I love disco music but I didn’t dance to Chic last Tuesday night.
Instead, I watched a YouTube video of (early 80s Belgo-Portugese popstar) Lio’s ‘Sage Comme une Image’ on a disco loop. The music is exotic but fun: a tipsy groove Nile and Bernard would surely dig; Europe via downtown New York and all that. In the vid, Lio applies red lipstick, shimmies, then coyly boozes it up… as some weird dude just kind of hovers.
‘J’adore cette chanson et le clip est genial.’ ‘Timeless musique!’ ‘Oh those French girls…’ offer some comments. ‘Nice titties’ suggests another, less elegantly.
A few mention the ‘Chic beat’: ‘Ca sonne comme du Nile Rodgers. Masterpiece!’ But I wonder how many of the thousands of people who have seen Chic in Northern Ireland – they’ve played 4 (?) times in two years – have heard this strange boogie, or would dance to it?
Indeed, I’ve often tragically pondered: Northern Ireland loves Chic, but does it really care for disco? And when I say disco, I don’t mean the ‘ridiculous, misrepresented, caricatured’ version rallied against here:
I mean the music of The Loft, The Gallery, Paradise Garage and way beyond; where love is the message and it’s a better than good time. Who needs to think when your feet just go ‘Bohannon, Bohannon, Bohannon, Bohannon’?
I gave the gig a miss not because I don’t like Chic, but because I’d seen (and loved) their hit parade last October in the Ulster Hall. They’re undeniably awesome: the tunes are joyous, funky and alive; Nile’s personal struggle compelling; his oft-discussed ‘cool’ and talent in no doubt (dude has that strut/strat down). But I was happy to leave it and indulge my love of disco, er, online. In my kitchen. Looking for the perfect beat…
The Lio track I discovered whilst digging deeper into Ze Records, a label I’d first encountered in 2003 through the compilation Mutant Disco: A Subtle Discolation of the Norm. (I was mainly into ‘disco-punk’/’punk-funk’ and contorting myself at the time, having fallen hard for DFA Records and The Rapture’s first tracks on Trevor Jackson’s Output.)
I’ve been revisiting some of the stranger, later parts of Ze’s catalogue (Lio was a reissue) as my love for European, tropical and Balearic sounds has grown – big up Test Pressing, Music from Memory, Invisible City Editions, Emotional Rescue, ESP Institute, Invisible Feel, Chaneling on NTS, and the fantastic lads at Belfast Music Club.
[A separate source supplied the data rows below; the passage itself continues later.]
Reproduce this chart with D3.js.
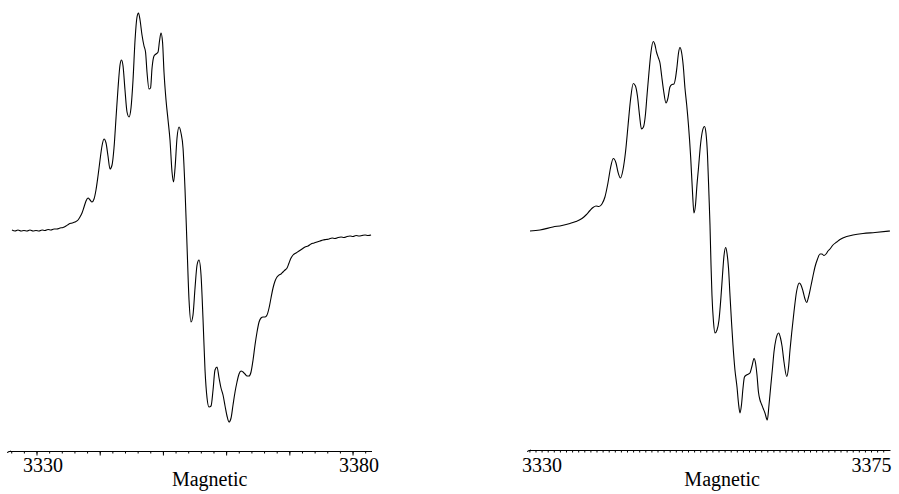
<!DOCTYPE html>
<html>
<head>
<meta charset="utf-8">
<script src="https://cdn.jsdelivr.net/npm/d3@7"></script>
<style>
body { margin: 0; background: #fff; }
svg { display: block; }
.trace { fill: none; stroke: #000; stroke-width: 1.1; stroke-linejoin: round; }
.axis path, .axis line { stroke: #000; stroke-width: 1; }
.lbl { font-family: "Liberation Serif", "DejaVu Serif", serif; font-size: 20px; fill: #000; }
</style>
</head>
<body>
<svg width="899" height="494"></svg>
<script>
// experimental spectrum (left), field in G
var expField = [3326.12,3326.60,3327.07,3327.55,3328.02,3328.50,3328.97,3329.45,3329.92,3330.40,3330.87,3331.34,3331.82,3332.29,3332.77,3333.24,3333.72,3334.19,3334.67,3335.14,3335.62,3336.09,3336.57,3336.88,3337.20,3337.52,3337.83,3338.15,3338.47,3338.78,3339.10,3339.41,3339.73,3340.05,3340.36,3340.68,3341.00,3341.31,3341.63,3341.95,3342.26,3342.58,3342.90,3343.21,3343.45,3343.69,3344.00,3344.32,3344.64,3344.95,3345.27,3345.59,3345.90,3346.14,3346.38,3346.69,3347.01,3347.25,3347.48,3347.80,3348.04,3348.28,3348.59,3348.91,3349.23,3349.46,3349.70,3349.94,3350.17,3350.49,3350.81,3351.12,3351.44,3351.68,3351.92,3352.23,3352.55,3352.86,3353.18,3353.50,3353.81,3354.13,3354.45,3354.76,3355.08,3355.40,3355.71,3356.03,3356.35,3356.66,3356.98,3357.29,3357.61,3357.93,3358.24,3358.56,3358.88,3359.19,3359.51,3359.83,3360.14,3360.46,3360.78,3361.09,3361.41,3361.72,3362.04,3362.36,3362.67,3362.99,3363.31,3363.62,3363.94,3364.26,3364.57,3364.89,3365.21,3365.52,3365.84,3366.16,3366.47,3366.79,3367.10,3367.42,3367.74,3368.05,3368.37,3368.69,3369.00,3369.32,3369.64,3369.95,3370.27,3370.59,3371.06,3371.53,3372.01,3372.48,3372.96,3373.43,3373.91,3374.38,3374.86,3375.33,3375.81,3376.28,3376.76,3377.23,3377.71,3378.18,3378.66,3379.13,3379.60,3380.08,3380.55,3381.03,3381.50,3381.98,3382.45,3382.93];
var expSignal = [0,-0.5,0,-0.5,-0.25,-0.5,0,-0.5,-0.25,-0.5,0,-0.25,0.25,0,0.5,0.5,1,1.25,2,3,3.5,4,5,6.5,8.5,11.5,14.5,16,15,14,15.5,20,27,35,42,45.5,43.5,37,30.5,32.5,41,56,71,82.5,85,82,70,59,56.5,61,75,95,106.5,108.5,105,97.5,92,89,79,70.5,71,81,87,88,89,94.5,98.5,94,79,65,55,45,29,24,31,46,51.5,48.5,41,20,-7.5,-35,-46,-42.5,-29,-17.5,-15,-22.5,-45,-70,-84,-88.5,-88,-80,-70,-68.5,-74,-79,-82.5,-88,-93,-96,-94,-87.5,-81,-76,-72,-70.5,-71,-72,-73,-73,-71,-65,-57.5,-51,-46,-44,-43.5,-43.5,-42.5,-39,-34,-29,-25.5,-23.5,-22.5,-22,-21,-20,-19,-16.5,-14,-12.5,-11.5,-10.5,-9.5,-8.5,-8,-7,-6.5,-6,-5.5,-5,-4.75,-4.5,-4,-4.25,-3.75,-3.5,-3.75,-3.25,-3,-3.25,-2.75,-3,-2.75,-2.5,-2.75,-2.5];

// simulated spectrum (right)
var simField = [3329.25,3330.61,3332.39,3333.62,3334.71,3335.53,3336.35,3336.90,3337.45,3337.86,3338.27,3338.67,3339.08,3339.49,3339.90,3340.25,3340.63,3341.00,3341.27,3341.61,3341.95,3342.30,3342.64,3342.98,3343.36,3343.66,3343.93,3344.21,3344.48,3344.75,3345.03,3345.23,3345.51,3345.78,3346.09,3346.33,3346.53,3346.80,3347.01,3347.24,3347.49,3347.83,3348.10,3348.37,3348.65,3348.92,3349.13,3349.33,3349.54,3349.74,3349.95,3350.19,3350.42,3350.66,3350.90,3351.20,3351.45,3351.65,3351.86,3352.06,3352.27,3352.54,3352.81,3353.09,3353.29,3353.50,3353.70,3353.84,3353.98,3354.11,3354.32,3354.52,3354.80,3355.07,3355.34,3355.55,3355.75,3355.98,3356.16,3356.37,3356.57,3356.78,3356.98,3357.25,3357.53,3357.73,3357.94,3358.14,3358.35,3358.55,3358.83,3359.10,3359.30,3359.58,3359.85,3360.06,3360.26,3360.46,3360.67,3360.87,3361.08,3361.35,3361.67,3361.90,3362.13,3362.38,3362.58,3362.86,3363.22,3363.47,3363.68,3363.95,3364.32,3364.56,3364.77,3365.00,3365.31,3365.68,3366.04,3366.27,3366.54,3366.82,3367.05,3367.30,3367.60,3367.91,3368.18,3368.53,3368.87,3369.14,3369.41,3369.69,3369.96,3370.23,3370.64,3371.15,3371.60,3372.51,3373.37,3374.74,3376.38,3378.43];
var simSignal = [-0.5,0,1.5,2.25,3.25,4.25,5.75,7.5,9.75,11.25,12,11.75,13,16.5,23.5,31,35.75,33.5,29,26,30,39,52,65,73.25,72,67,57.5,50.5,51.5,58,67,79,89,94.25,92.5,89,86,83.5,77,70,63.5,66,71.5,72.75,73,76,81.5,88.5,91.25,89,82,71,62.5,52.5,36.5,19,8.5,12.5,22.5,31,42.5,49.5,51.75,48.5,37.5,17.5,2.5,-17.5,-32.5,-46,-51.5,-50,-45,-33.5,-22.5,-13,-8.75,-11.5,-19,-32.5,-46,-57.5,-70,-78.5,-86.5,-91.5,-87.5,-79,-73.5,-72.5,-72,-71.5,-68,-64.25,-66.5,-72.5,-81,-85,-87,-89,-91.5,-95,-87.5,-78.5,-69,-61,-54.5,-51.5,-54,-58,-66,-73.25,-69,-60,-51.5,-41,-30.5,-26.5,-27.5,-30.5,-34.5,-36.25,-33.5,-28.5,-23,-18.5,-14.5,-12,-12,-12.75,-12,-10.5,-9.5,-7.5,-6,-4.75,-3.25,-2.5,-1.75,-1.25,-0.5];

var expTickLabels = [3330, 3380];
var simTickLabels = [3330, 3375];
var axisTitle = "Magnetic";

var svg = d3.select("svg");

// one entry per panel
var panels = [
	{
		field: expField, signal: expSignal, labels: expTickLabels,
		domain: [3325.49, 3383.0], range: [8, 371.5], axisY: 451,
		minor: d3.range(3326, 3383, 2), major: d3.range(3330, 3381, 10),
		titleAt: 3357.4
	},
	{
		field: simField, signal: simSignal, labels: simTickLabels,
		domain: [3328.98, 3378.43], range: [528, 890], axisY: 450,
		minor: d3.range(0, 59).map(function(i) { return 3329.17 + i * 5 / 6; }), major: [],
		titleAt: 3355.5
	}
];

// intensity axis is not drawn, shared by both panels
var y = d3.scaleLinear().domain([-100, 100]).range([430, 30]);

panels.forEach(function(p) {
	var x = d3.scaleLinear().domain(p.domain).range(p.range);

	var line = d3.line()
		.x(function(d, i) { return x(p.field[i]); })
		.y(function(d) { return y(d); })
		.curve(d3.curveMonotoneX);

	svg.append("path").datum(p.signal).attr("class", "trace").attr("d", line);

	//minor ticks + baseline
	svg.append("g").attr("class", "axis")
		.attr("transform", "translate(0," + p.axisY + ")")
		.call(d3.axisBottom(x).tickValues(p.minor).tickSize(2.5).tickSizeOuter(0).tickFormat(""));

	//longer ticks every 10 G
	var gm = svg.append("g").attr("class", "axis")
		.attr("transform", "translate(0," + p.axisY + ")")
		.call(d3.axisBottom(x).tickValues(p.major).tickSize(4.5).tickSizeOuter(0).tickFormat(""));
	gm.select(".domain").remove();

	//small hook at the start of the axis
	svg.append("path").attr("fill", "none").attr("stroke", "#000")
		.attr("d", "M" + (p.range[0] - 1) + "," + (p.axisY + 1.5) + "L" + (p.range[0] + 3) + "," + p.axisY);

	svg.selectAll(null).data(p.labels).enter().append("text")
		.attr("class", "lbl")
		.attr("text-anchor", "middle")
		.attr("x", function(d) { return x(d) + 6.5; })
		.attr("y", 472)
		.text(function(d) { return d; });

	svg.append("text").attr("class", "lbl")
		.attr("text-anchor", "middle")
		.attr("x", x(p.titleAt)).attr("y", 486)
		.text(axisTitle);
});
</script>
</body>
</html>
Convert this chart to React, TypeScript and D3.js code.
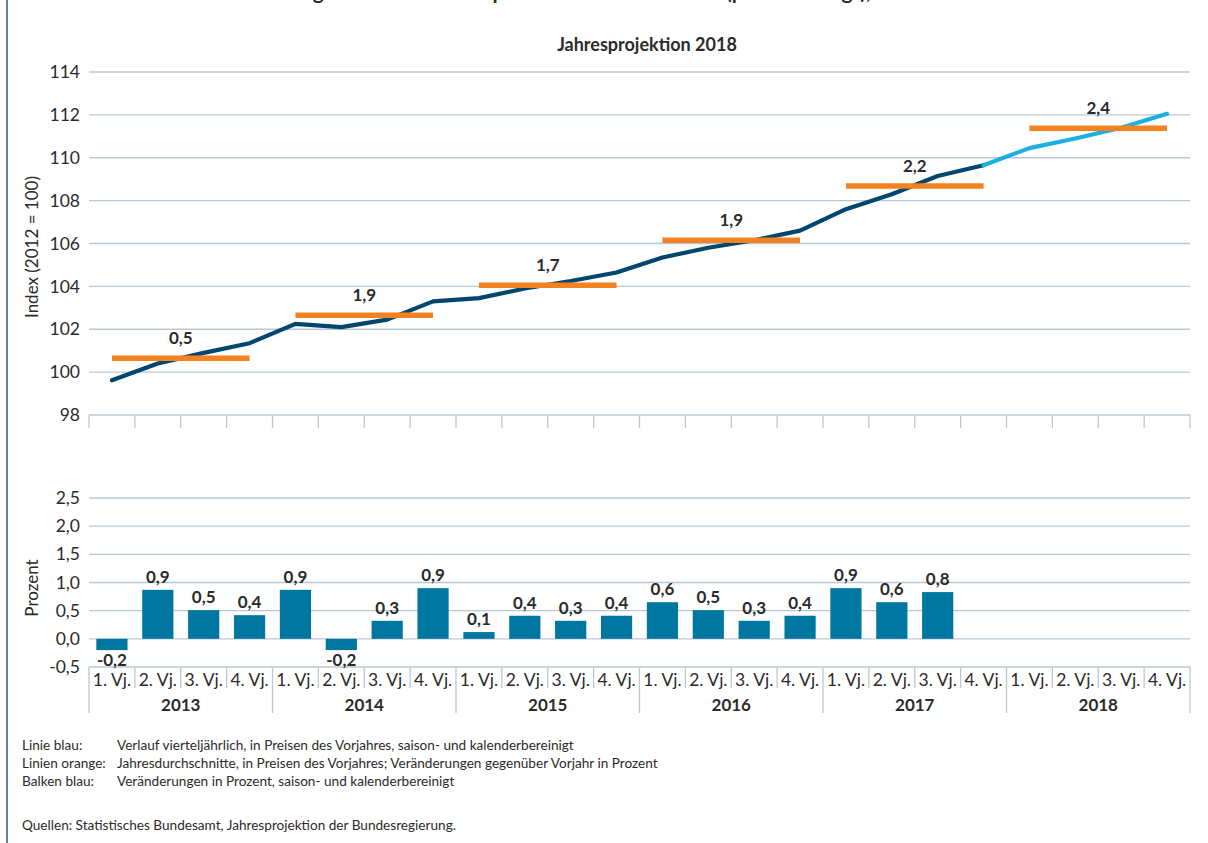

That same night, I freaked at hearing Jacno’s Rectangle EP for the first time (‘any Jacno music mate?’); a 1979 synth-pop/disco release on the amazing Celluloid Records, where Fab 5 Freddy told me everybody’s fly. And these art-school synths on the same label almost made me spill my tea:
On a present-day tip, I grabbed Jack J’s street-soul sound of the summer on Vancouver’s Mood Hut. House music but with a cocktails-and-shout-outs groove; strong boogie and disco influences but tres moderne (now I’ve gone pretentious):
Oh yeah, and I watched Motor City Drum Ensemble take Boiler Room again (‘no spin backs, promise’), playing a set of very classic-sounding disco and Syclops-acid to wild rapture at Holland’s Dekmantel festival:
MCDE is well known to the house and techno scene in Belfast, which is in rude health and arguably the dominant sound in the city right now (along with self-consciously ‘dumb’ alternative party nights – am I a bad person for not playing Toto ‘Africa’ requests?).
What I’m trying to say is ‘disco’ is such a fascinating and diverse genre; the soul, funk, boogie, Balearic, synth, Italo, and cosmic search endless and romantic. Even on a Tuesday night.
On most Fridays or Saturdays – if you look hard enough – there is a small group of DJs in Belfast and across NI playing the disco music they love. In Belfast, they mainly hang out in the Hudson and the Menagerie (respect to some of the gang at Boombox and to the radio dons Soulfood). They’re digging deep, taking risks and playing the best of disco’s leftfield. And when things get yowsah, yowsah, yowsah: Chic.